Control over land-use policy remains a focal point for the city of Santa Clarita, which earlier this year sought to retain maximum control within the framework of new state laws making it easier to build accessory dwelling units (ADU), commonly known as granny flats, without community or city input.
The battle for balance of power on land-use issues continues in the state Legislature, which is expected to resume hearings on Senate Bill 9 and Senate Bill 10 when it returns from its recess Aug. 16.
The two pieces of state legislation will have “drastic and irreversible changes to single-family neighborhoods,” according to Bea Dieringer, the mayor of the Southern California city of Rolling Hills Estates, who hosted more than 1,000 people Saturday morning for a virtual townhall about the bills.
The townhall was meant to educate and galvanize city and county leaders across the state to stop the passage of SB 9, which the Santa Clarita City Council formally opposed in February, and SB 10.

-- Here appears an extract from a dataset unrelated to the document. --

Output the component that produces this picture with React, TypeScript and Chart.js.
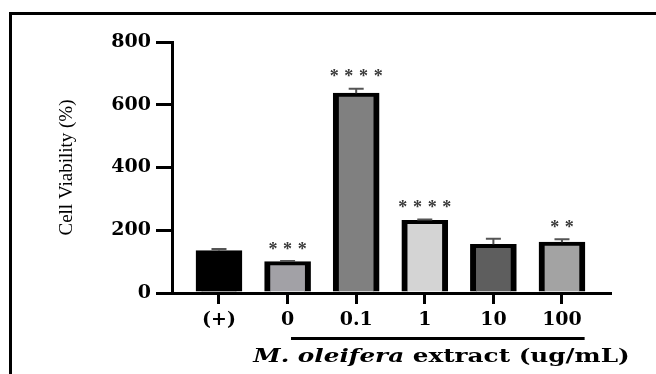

“There needs to be an avalanche of opposition by you, their constituents,” Dieringer told townhall participants, including Santa Clarita City Councilwoman Marsha McLean. “Our job here at this town hall meeting is to provide you with accurate information about what these bills do so that you can take action if you’re concerned.”
McLean told The Signal that she found the information “very alarming.”
“Anyone who owns a single-family home in a residential neighborhood should be made aware of this and should be very, very concerned as to what could happen,” she said.
The state’s housing inventory issue, McLean said, has been driven in part by investors and speculators who are buying single-family residential properties.
“We here in Santa Clarita, I welcome a developer to come in and place a project that would include affordable housing,” she said. “So, we’re not saying no to developing affordable housing, we’re saying, ‘Come on in, but do it right and do it in the right location.’”
Dan Carrigg, a former legislative director for the League of California Cities, a city advocacy group, said the senate bills are “going to make a significant change to single-family neighborhoods, single-family lifestyle.”
Carrigg said SB 9 would use duplex and lot-split provisions to increase density, or “upzone,” in single-family neighborhoods without regard to local zoning codes, community input and environmental review processes.
“When someone comes up to you and uses the word ‘ministerial’ in this area, you better watch it because really what ministerial means, when they’re putting it in these laws, that you as a resident have no say, nor does your city council,” he said.
Coupled with existing laws regulating ADUs, Carrigg said these laws have the potential to turn one unit on a lot into up to six units.
SB 10, he said, would rezone urban parcels to allow for 10 or more housing units.
“You could do this in high fire hazard areas if you just comply with the building standards,” said Carrigg, adding that the laws don’t make any mention of affordable housing requirements.
Lynetta McElroy, a resident of the predominantly Black community of Leimart Park, said her community is “ground zero” for developers, who many townhall presenters said would benefit the most from these laws, looking to buy up single-family home parcels.
“It is important to retain single-family homes, not only for our culture, but for how much it enhances the lives of families who purchase the home so they can pass down generational wealth, and we can send our children to school and we can give our children a good start in life,” she said.
City of San Fernando Councilwoman Cindy Montanez said almost 90% of all trees in cities are located on private property.
“Developers are going to be free to destroy all trees on lots even as the state is talking about climate change and heat islands,” she said, noting property setbacks could be reduced to 4 feet.
Montanez also noted that the proposed laws remind her of redlining policies – discriminatory laws used by the Federal Housing Administration in the early 20th century that reinforced racial inequality in cities. She said many families of color, like the predominantly Latino community of San Fernando, have depended on pulling equity from their homes to get ahead.
“Those dreams are on the verge of being destroyed by a group of disconnected legislators who have lost touch with the realities of hard-working individuals and families,” she said. “It bothers me that they spew this rhetoric for the need for more affordable housing, yet their policies have made it nearly impossible for people to afford the homes in their neighborhood.”